Sudanese government forces disputed the NDA claims, saying that its troops and allied militias drove the NDA forces out of the city. They claimed that over 130 civilians, government forces and NDA troops were killed in the heavy fighting.
Kassala commands the main artery between Khartoum and the country's only Red Sea deep-water harbour, Port Sudan. Khartoum charges that the Sudan People's Liberation Army (SPLA) was chiefly responsible for the attack and has called upon the Inter-governmental Authority on Development (IGAD) -- a grouping of East African governments seeking to broker peace in Sudan -- to condemn what Khartoum describes as provocations by the SPLA.
Sudanese first vice president, Ali Osman Mohamed Taha, flew to the embattled city shortly after the Sudanese armed forces restored control. After a tour, he praised the "courage of the Sudanese armed forces and the Mujahidin" -- the pro-government Islamist militia. "Khartoum is keen to present the attack as further proof that the SPLA is fomenting trouble in the east of the country. Kassala is a religious centre and the notion that so-called 'southern infidels' are invading the garrison town could easily have sparked off religious riots. However, the people of Kassala were not fooled," Arman told the Weekly.
Al-Tijani Al-Tayeb, a prominent NDA member and leader of the Sudanese Communist Party concurred. "We made our point that we are a force to be reckoned with," he said. "The government cannot continue to bombard the civilian population and not expect the people to side with us.

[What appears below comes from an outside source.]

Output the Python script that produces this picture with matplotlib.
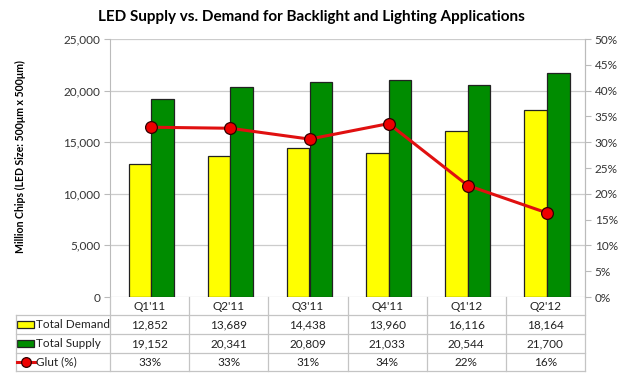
import matplotlib
matplotlib.use("Agg")
import matplotlib.pyplot as plt
import numpy as np
from matplotlib.lines import Line2D
from matplotlib.patches import Rectangle

plt.rcParams['font.family'] = ['Lato', 'DejaVu Sans']

categories = ["Q1'11", "Q2'11", "Q3'11", "Q4'11", "Q1'12", "Q2'12"]
demand = [12852, 13689, 14438, 13960, 16116, 18164]
supply = [19152, 20341, 20809, 21033, 20544, 21700]
glut = [32.9, 32.7, 30.6, 33.6, 21.6, 16.3]
left_ticks = [0, 5000, 10000, 15000, 20000, 25000]
right_ticks = [0, 5, 10, 15, 20, 25, 30, 35, 40, 45, 50]

W, H = 623, 375
fig = plt.figure(figsize=(W / 100, H / 100), dpi=100)

# axes geometry in pixels
L, R, T, B = 110, 585, 39, 297
ax = fig.add_axes([L / W, 1 - B / H, (R - L) / W, (B - T) / H])
ax2 = ax.twinx()

x = np.arange(len(categories))
bw = 0.285
yellow = '#FFFF00'
green = '#008C00'
ax.bar(x - bw / 2 + 0.02, demand, bw, color=yellow, edgecolor='#222222', linewidth=0.9, zorder=3)
ax.bar(x + bw / 2 + 0.02, supply, bw, color=green, edgecolor='#222222', linewidth=0.9, zorder=3)
ax.set_xlim(-0.5, len(categories) - 0.5)
ax.set_ylim(0, 25000)
ax.set_yticks(left_ticks)
ax.set_yticklabels([f"{v:,}" for v in left_ticks], fontsize=8.5, color='#333333')
ax.yaxis.grid(True, color='#CCCCCC', linewidth=0.9, zorder=0)
ax.set_axisbelow(True)
ax.set_xticks([])
for s in ['top', 'bottom']:
    ax.spines[s].set_visible(False)
ax.spines['left'].set_color('#BBBBBB')
ax.spines['right'].set_color('#BBBBBB')
ax.tick_params(axis='y', length=4, color='#BBBBBB', pad=3)
ax.set_ylabel("Million Chips (LED Size: 500μm x 500μm)", fontsize=7.6, fontweight='bold')
ax.yaxis.set_label_coords((26 - L) / (R - L), (B - 157) / (B - T))

ax2.plot(x + 0.02, glut, color='#E01010', linewidth=2.2, marker='o', markersize=8.5,
         markerfacecolor='#EE0000', markeredgecolor='#300000', markeredgewidth=0.9, zorder=5)
ax2.set_ylim(0, 50)
ax2.set_yticks(right_ticks)
ax2.set_yticklabels([f"{v}%" for v in right_ticks], fontsize=8.5, color='#333333')
ax2.tick_params(axis='y', length=4, color='#BBBBBB', pad=3)
for s in ['top', 'bottom', 'left']:
    ax2.spines[s].set_visible(False)
ax2.spines['right'].set_color('#BBBBBB')
ax.set_zorder(1)
ax2.set_zorder(2)
ax2.patch.set_visible(False)

fig.text(0.5, 1 - 17 / H, "LED Supply vs. Demand for Backlight and Lighting Applications",
         ha='center', va='center', fontsize=11, fontweight='bold')

# data table (pixel coords, y from top)
def fx(px):
    return px / W

def fy(py):
    return 1 - py / H

gc = '#C4C4C4'
TL = 15.5
rows_y = [297, 315, 334, 353, 371]
colw = (R - L) / len(categories)
bounds = [L + i * colw for i in range(len(categories) + 1)]

# horizontal lines
for yy in rows_y[1:]:
    fig.add_artist(Line2D([fx(TL), fx(R)], [fy(yy), fy(yy)], color=gc, linewidth=0.9))
# vertical lines
fig.add_artist(Line2D([fx(TL), fx(TL)], [fy(rows_y[1]), fy(rows_y[-1])], color=gc, linewidth=0.9))
for bx in bounds:
    fig.add_artist(Line2D([fx(bx), fx(bx)], [fy(rows_y[0]), fy(rows_y[-1])], color=gc, linewidth=0.9))

fs = 8.5
tc = '#222222'
for i, c in enumerate(categories):
    cx = (bounds[i] + bounds[i + 1]) / 2
    fig.text(fx(cx), fy((rows_y[0] + rows_y[1]) / 2), c, ha='center', va='center', fontsize=fs, color=tc)
    fig.text(fx(cx), fy((rows_y[1] + rows_y[2]) / 2), f"{demand[i]:,}", ha='center', va='center', fontsize=fs, color=tc)
    fig.text(fx(cx), fy((rows_y[2] + rows_y[3]) / 2), f"{supply[i]:,}", ha='center', va='center', fontsize=fs, color=tc)
    fig.text(fx(cx), fy((rows_y[3] + rows_y[4]) / 2), f"{glut[i]:.0f}%", ha='center', va='center', fontsize=fs, color=tc)

row_names = ["Total Demand", "Total Supply", "Glut (%)"]
for j, name in enumerate(row_names):
    yc = (rows_y[j + 1] + rows_y[j + 2]) / 2
    fig.text(fx(36), fy(yc), name, ha='left', va='center', fontsize=fs, color=tc)

# legend keys
for j, col in enumerate([yellow, green]):
    yc = (rows_y[j + 1] + rows_y[j + 2]) / 2
    fig.add_artist(Rectangle((fx(17), fy(yc + 3.5)), fx(17), 7 / H, facecolor=col,
                             edgecolor='#222222', linewidth=0.9))
yc = (rows_y[3] + rows_y[4]) / 2
fig.add_artist(Line2D([fx(17), fx(35)], [fy(yc), fy(yc)], color='#E01010', linewidth=2.2))
fig.add_artist(Line2D([fx(26)], [fy(yc)], marker='o', markersize=7, color='#E01010',
                      markerfacecolor='#EE0000', markeredgecolor='#300000', markeredgewidth=0.9))

fig.savefig('out.png', dpi=100)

The government is on the defensive now."
The NDA insists, nevertheless, that their troops were welcomed as liberators. "The local population gave our troops food and water," Al-Tayeb claimed. "Our forces have demolished all government military garrisons and command posts in the vicinity of Kassala, shot down two helicopter gunships and captured 13 tanks and over 2,000 kalashnikov guns," he added.
Sudanese President Omar Hassan Al-Bashir described the incident as an assault on Sudan's stability that showed the SPLA was the aggressor and that the Sudanese government was defending itself.

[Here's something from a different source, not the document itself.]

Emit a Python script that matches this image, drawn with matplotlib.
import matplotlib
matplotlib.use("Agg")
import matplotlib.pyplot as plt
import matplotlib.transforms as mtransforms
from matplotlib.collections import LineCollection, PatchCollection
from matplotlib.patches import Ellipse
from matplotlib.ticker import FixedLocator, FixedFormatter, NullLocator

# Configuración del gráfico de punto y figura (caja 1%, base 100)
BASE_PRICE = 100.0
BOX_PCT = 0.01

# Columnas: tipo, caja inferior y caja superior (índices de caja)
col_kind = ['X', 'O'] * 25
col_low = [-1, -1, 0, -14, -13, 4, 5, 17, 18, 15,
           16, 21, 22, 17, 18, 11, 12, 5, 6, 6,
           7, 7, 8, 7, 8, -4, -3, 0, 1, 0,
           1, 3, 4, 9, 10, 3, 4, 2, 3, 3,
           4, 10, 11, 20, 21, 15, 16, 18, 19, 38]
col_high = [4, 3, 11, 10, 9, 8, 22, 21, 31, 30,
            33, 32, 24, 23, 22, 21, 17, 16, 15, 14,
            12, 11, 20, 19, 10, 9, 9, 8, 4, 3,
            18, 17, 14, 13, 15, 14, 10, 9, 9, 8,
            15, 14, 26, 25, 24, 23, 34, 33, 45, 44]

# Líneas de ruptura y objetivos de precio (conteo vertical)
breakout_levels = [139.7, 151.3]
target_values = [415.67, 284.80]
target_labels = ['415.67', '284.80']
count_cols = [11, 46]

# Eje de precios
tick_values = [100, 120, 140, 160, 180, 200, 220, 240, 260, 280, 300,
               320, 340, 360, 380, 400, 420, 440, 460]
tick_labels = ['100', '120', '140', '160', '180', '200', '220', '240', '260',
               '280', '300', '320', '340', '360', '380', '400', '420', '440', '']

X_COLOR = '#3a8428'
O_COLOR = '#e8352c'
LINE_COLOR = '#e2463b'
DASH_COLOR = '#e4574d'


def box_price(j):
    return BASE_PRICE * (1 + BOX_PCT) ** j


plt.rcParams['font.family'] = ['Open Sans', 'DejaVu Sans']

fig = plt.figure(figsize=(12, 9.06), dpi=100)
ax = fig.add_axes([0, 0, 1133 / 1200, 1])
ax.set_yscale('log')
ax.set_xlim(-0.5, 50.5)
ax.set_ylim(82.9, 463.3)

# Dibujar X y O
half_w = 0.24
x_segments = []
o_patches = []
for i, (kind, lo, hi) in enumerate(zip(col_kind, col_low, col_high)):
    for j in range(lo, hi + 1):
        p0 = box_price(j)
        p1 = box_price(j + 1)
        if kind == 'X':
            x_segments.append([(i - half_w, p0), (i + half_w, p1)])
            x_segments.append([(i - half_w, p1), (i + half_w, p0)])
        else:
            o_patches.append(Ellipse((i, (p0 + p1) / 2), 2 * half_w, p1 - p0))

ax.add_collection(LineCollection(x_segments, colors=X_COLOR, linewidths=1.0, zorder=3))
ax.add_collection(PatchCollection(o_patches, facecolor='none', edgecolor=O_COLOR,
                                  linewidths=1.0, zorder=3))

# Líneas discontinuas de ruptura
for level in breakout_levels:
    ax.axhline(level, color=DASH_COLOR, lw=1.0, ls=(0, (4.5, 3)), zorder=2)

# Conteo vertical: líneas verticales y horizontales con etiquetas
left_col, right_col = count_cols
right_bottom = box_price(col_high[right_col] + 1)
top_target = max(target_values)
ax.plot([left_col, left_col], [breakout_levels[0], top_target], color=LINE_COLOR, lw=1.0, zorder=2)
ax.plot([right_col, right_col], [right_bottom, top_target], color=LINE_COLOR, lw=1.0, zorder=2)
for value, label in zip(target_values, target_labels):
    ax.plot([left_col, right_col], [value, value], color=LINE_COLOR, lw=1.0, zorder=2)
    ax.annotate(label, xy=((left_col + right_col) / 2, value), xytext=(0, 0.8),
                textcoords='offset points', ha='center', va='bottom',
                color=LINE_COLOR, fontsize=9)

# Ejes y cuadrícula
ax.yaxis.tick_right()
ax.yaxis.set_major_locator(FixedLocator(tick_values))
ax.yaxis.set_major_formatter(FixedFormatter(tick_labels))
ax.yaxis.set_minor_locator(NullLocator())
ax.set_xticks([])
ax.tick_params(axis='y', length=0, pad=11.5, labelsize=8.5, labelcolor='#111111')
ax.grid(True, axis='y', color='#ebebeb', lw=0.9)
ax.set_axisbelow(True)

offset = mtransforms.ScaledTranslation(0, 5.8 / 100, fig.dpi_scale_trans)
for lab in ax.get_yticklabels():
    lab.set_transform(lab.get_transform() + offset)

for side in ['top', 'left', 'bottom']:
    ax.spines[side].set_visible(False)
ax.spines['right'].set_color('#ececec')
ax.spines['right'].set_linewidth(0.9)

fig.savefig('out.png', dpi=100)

"The Sudanese government has long belittled our military capabilities. The NDA capture of Kassala was a wake-up call for the government. We have demonstrated that we have full control of the countryside and that the government forces are isolated in urban pockets," said Farouk Abu Eissa, a member of the NDA Leadership Council, NDA presidential adviser on legal, constitutional and human rights affairs and the head of the Cairo-based Arab Lawyers Union. He told the Weekly, "The NDA only opted for a military solution to the Sudanese political crisis after all other peaceful political options were rejected by the government in Khartoum. We only resorted to the armed struggle in 1996." However, Abu Eissa conceded that, "at the present moment we do not have the capacity to hold on to the cities and garrison towns we capture."

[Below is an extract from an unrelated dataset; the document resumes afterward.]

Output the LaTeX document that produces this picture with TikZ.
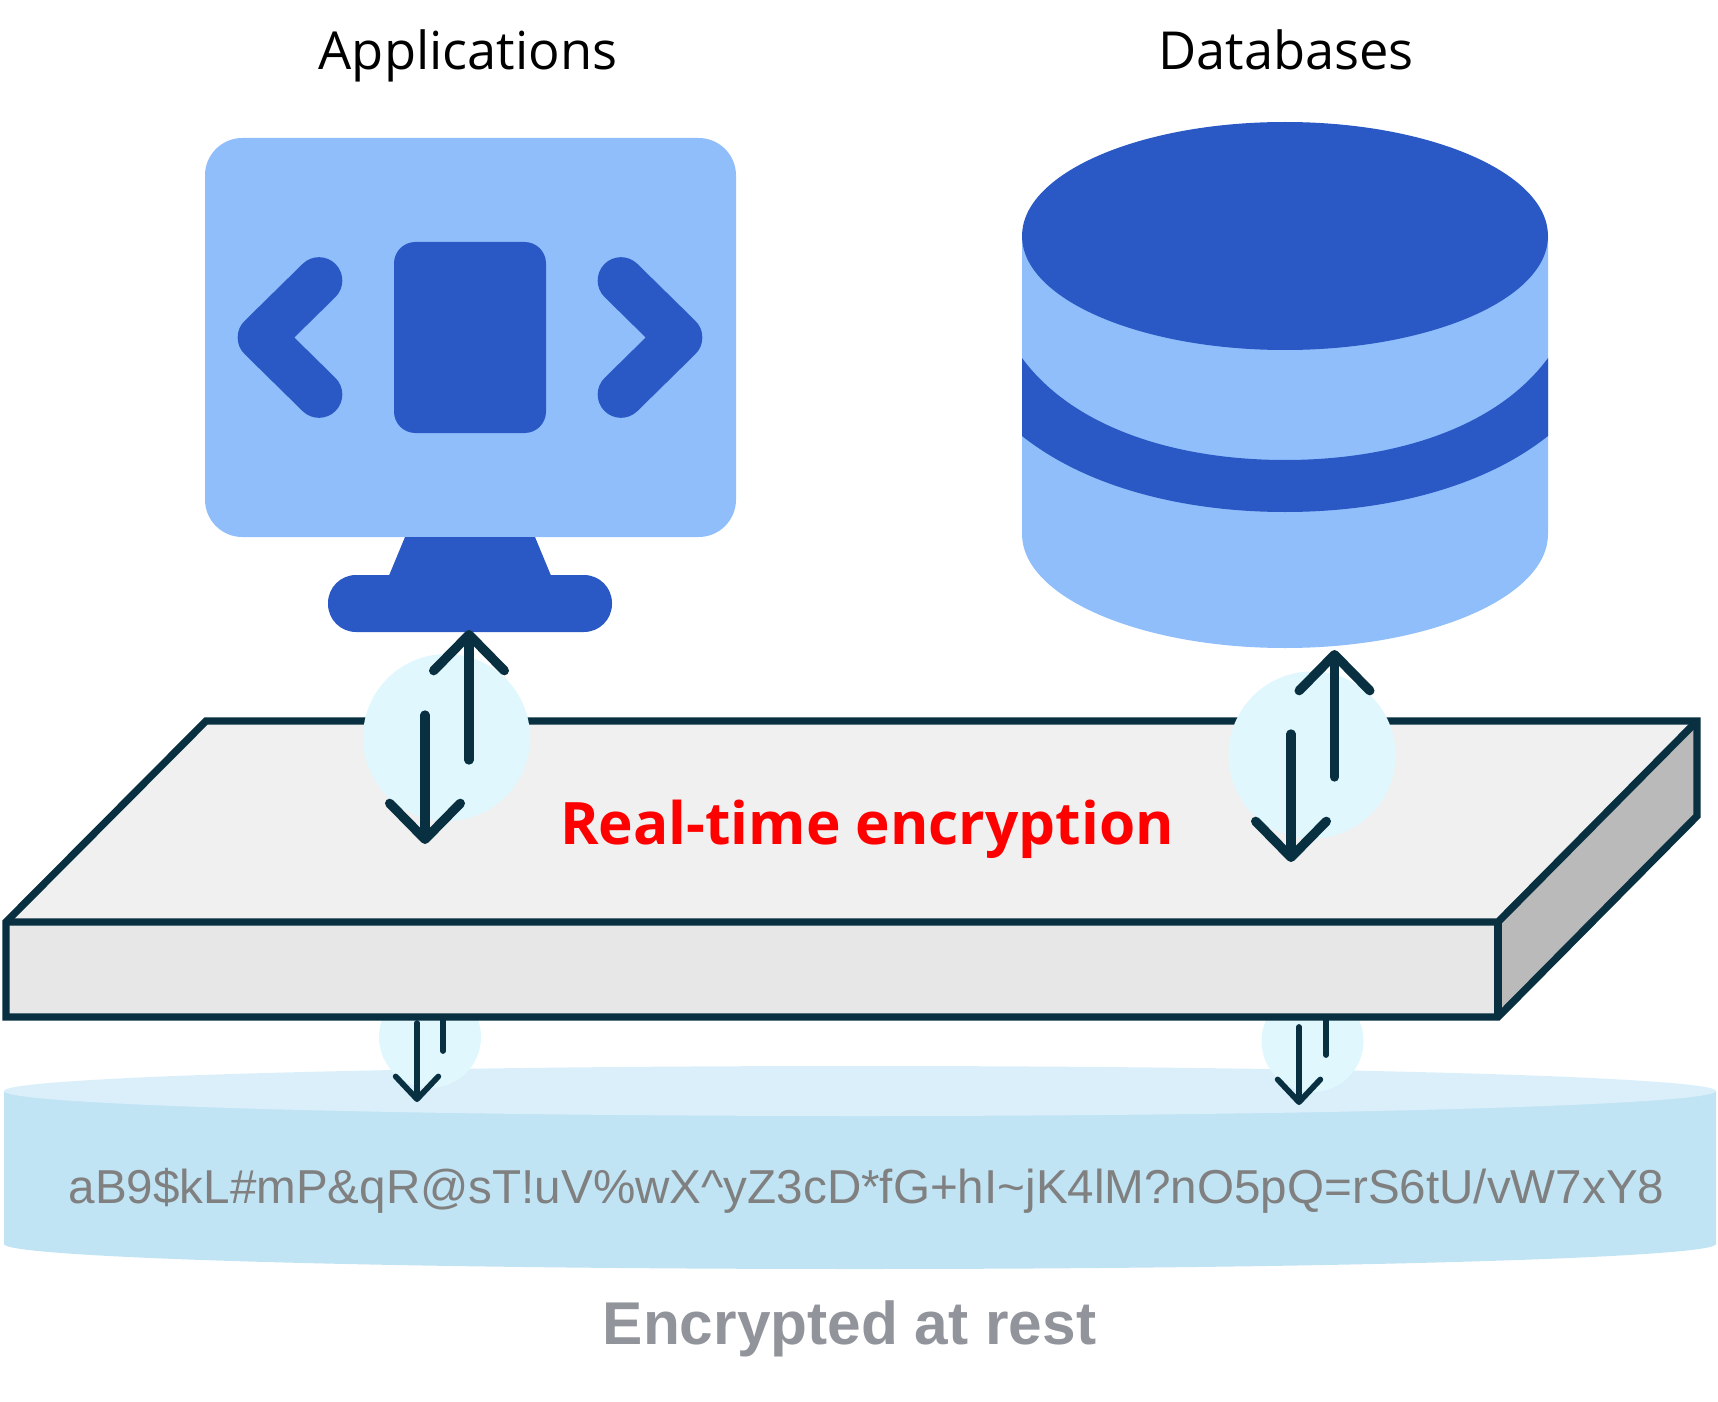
\documentclass[tikz,border=0pt]{standalone}
\usepackage{fontspec}
\setmainfont{Liberation Sans}
\newfontfamily\labelfont{Open Sans}
\usetikzlibrary{arrows.meta,positioning,shapes.geometric}
\definecolor{lightblue}{HTML}{8FBEFB}
\definecolor{darkblue}{HTML}{2A59C6}
\definecolor{edgecol}{HTML}{083040}
\definecolor{halo}{HTML}{DFF7FD}
\definecolor{disktop}{HTML}{DAEFFA}
\definecolor{diskbody}{HTML}{C1E4F5}

\begin{document}
\begin{tikzpicture}[
  x=0.75pt, y=-0.75pt,
  solid/.style={inner sep=0pt, outer sep=0pt, minimum width=#1*0.75pt},
  halonode/.style={circle, fill=halo, inner sep=0pt, outer sep=0pt, minimum size=#1*0.75pt},
  edgeline/.style={draw=edgecol, line width=5.5pt, line join=miter},
  arrow/.style={-{Straight Barb[length=27pt,width=53pt,round]}, line width=7pt, line cap=round, edgecol},
  thinarrow/.style={-{Straight Barb[length=17pt,width=32pt,round]}, line width=4.3pt, line cap=round, edgecol},
  chevron/.style={draw=darkblue, line width=35pt, line cap=round, line join=round}
]
\useasboundingbox (0,0) rectangle (1718,1402);

\node[anchor=base, font=\labelfont\fontsize{39.3}{39}\selectfont] (apps) at (468,70) {Applications};
\node[anchor=base, font=\labelfont\fontsize{39.3}{39}\selectfont] (dbs) at (1286,70) {Databases};

\node[solid=531, minimum height=399*0.75pt, fill=lightblue, rounded corners=28pt] (screen) at (470.5,337.5) {};
\fill[darkblue] (405,537) -- (535,537) -- (552,578) -- (388,578) -- cycle;
\node[solid=284, minimum height=57*0.75pt, fill=darkblue, rounded corners=21pt] (stand) at (470,603.5) {};
\node[solid=152, minimum height=191*0.75pt, fill=darkblue, rounded corners=16pt] (core) at (470,337.5) {};
\draw[chevron] (319,280.5) -- (261,337.5) -- (319,394.5);
\draw[chevron] (621,280.5) -- (679,337.5) -- (621,394.5);

\fill[lightblue] (1022,236) -- (1022,534) arc[start angle=180, end angle=0, x radius=263, y radius=114] -- (1548,236) -- cycle;
\fill[darkblue] (1022,358) .. controls (1075,430) and (1180,460) .. (1285,460) .. controls (1390,460) and (1495,430) .. (1548,358)
  -- (1548,436) .. controls (1480,490) and (1380,512) .. (1285,512) .. controls (1190,512) and (1090,490) .. (1022,436) -- cycle;
\node[ellipse, solid=526, minimum height=228*0.75pt, fill=darkblue] (dbtop) at (1285,236) {};

\fill[diskbody] (4,1091) -- (4,1244) arc[start angle=180, end angle=0, x radius=856, y radius=25] -- (1716,1091) -- cycle;
\node[ellipse, solid=1712, minimum height=50*0.75pt, fill=disktop] (disktop) at (860,1091) {};

\node[halonode=102] (haloa) at (430,1037) {};
\node[halonode=102] (halob) at (1312.5,1041) {};

\coordinate (astub) at (443,1051);
\coordinate (astubtop) at (443,1015);
\coordinate (bstub) at (1326,1055);
\coordinate (bstubtop) at (1326,1015);
\coordinate (adowntop) at (417,1023);
\coordinate (adowntip) at (417,1102);
\coordinate (bdowntop) at (1299,1027);
\coordinate (bdowntip) at (1299,1105);
\draw[line width=4.3pt, line cap=round, edgecol] (astubtop) -- (astub);
\draw[line width=4.3pt, line cap=round, edgecol] (bstubtop) -- (bstub);
\draw[thinarrow] (adowntop) -- (adowntip);
\draw[thinarrow] (bdowntop) -- (bdowntip);

\coordinate (nw) at (206,721);
\coordinate (ne) at (1697,721);
\coordinate (fl) at (6,922);
\coordinate (fr) at (1498,922);
\coordinate (bl) at (6,1017);
\coordinate (br) at (1498,1017);
\coordinate (se) at (1697,816);
\fill[black!6] (fl) -- (nw) -- (ne) -- (fr) -- cycle;
\fill[black!27] (fr) -- (ne) -- (se) -- (br) -- cycle;
\fill[black!9.5] (fl) -- (fr) -- (br) -- (bl) -- cycle;
\draw[edgeline] (fl) -- (nw) -- (ne) -- (se) -- (br) -- (bl) -- cycle;
\draw[edgeline] (fl) -- (fr) -- (ne);
\draw[edgeline] (fr) -- (br);

\node[halonode=167] (haloc) at (446.5,737.5) {};
\node[halonode=167] (halod) at (1312,755) {};

\coordinate (cuptail) at (469,760);
\coordinate (cuptip) at (469,630);
\coordinate (cdowntail) at (425,715);
\coordinate (cdowntip) at (425,844);
\coordinate (duptail) at (1334.5,777);
\coordinate (duptip) at (1334.5,650);
\coordinate (ddowntail) at (1291,734);
\coordinate (ddowntip) at (1291,862);
\draw[arrow] (cuptail) -- (cuptip);
\draw[arrow] (cdowntail) -- (cdowntip);
\draw[arrow] (duptail) -- (duptip);
\draw[arrow] (ddowntail) -- (ddowntip);

\node[anchor=base, font=\labelfont\bfseries\fontsize{43.9}{44}\selectfont, text=red] (realtime) at (867,844) {Real-time encryption};
\node[anchor=base, font=\fontsize{35.7}{36}\selectfont, text=black!50] (cipher) at (866.5,1203) {aB9\$kL\#mP\&qR@sT!uV\%wX\^{}yZ3cD*fG+hI\textasciitilde jK4lM?nO5pQ=rS6tU/vW7xY8};
\node[anchor=base, font=\bfseries\fontsize{45.3}{46}\selectfont, text={rgb,255:red,146;green,148;blue,156}] (atrest) at (849.5,1344) {Encrypted at rest};
\end{tikzpicture}
\end{document}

The outbreak of the latest hostilities has embarrassed Eritrean President Isaias Afeworki, who has been personally mediating between the Sudanese government and opposition forces recently. The Sudanese government blamed the Eritrean government for the outbreak of the latest hostilities. Khartoum claimed that the NDA forces had logistical and military support from Eritrea. The Eritrean ambassador to Sudan, Eissa Ahmed Eissa, was summoned by the Sudanese Foreign Office. Eritrea, which emerged badly bruised after a border dispute with Ethiopia, vehemently denied the charge, insisting that it does not harbour ill-intentions towards Sudan.
The two countries have recently re-established diplomatic relations and the Sudanese embassy building in the Eritrean capital Asmara was handed back to the Sudanese government after being the headquarters of the Sudanese opposition NDA for over five years. Even though many Sudanese opposition groups, including the SPLA and Sudanese refugees -- both northern and southern -- have taken up residence in Eritrea, the Eritrean officials deny that they supply arms and ammunition to the SPLA.
Eritrea was also strongly condemned by Sudan's chief Islamist ideologue, Hassan Al-Turabi, who withdrew from government last year to form the Popular Islamic Congress, an independent and rival party to the ruling National Congress Party headed by President Al-Bashir. The SPLA currently controls a vast sweep of territory stretching from the Ugandan-Sudanese border in the southernmost part of Sudan and other southern areas all the way to southern Chad. In recent months the SPLA and its allies in the NDA have made a concerted effort to make a mark in the eastern parts of the country, and especially in the areas around the Eritrean and Ethiopian borders with Sudan.
"The capture of Kassala has shown that Al-Turabi and Al-Bashir are still close allies when it comes to the crunch," Abu-Eissa explained.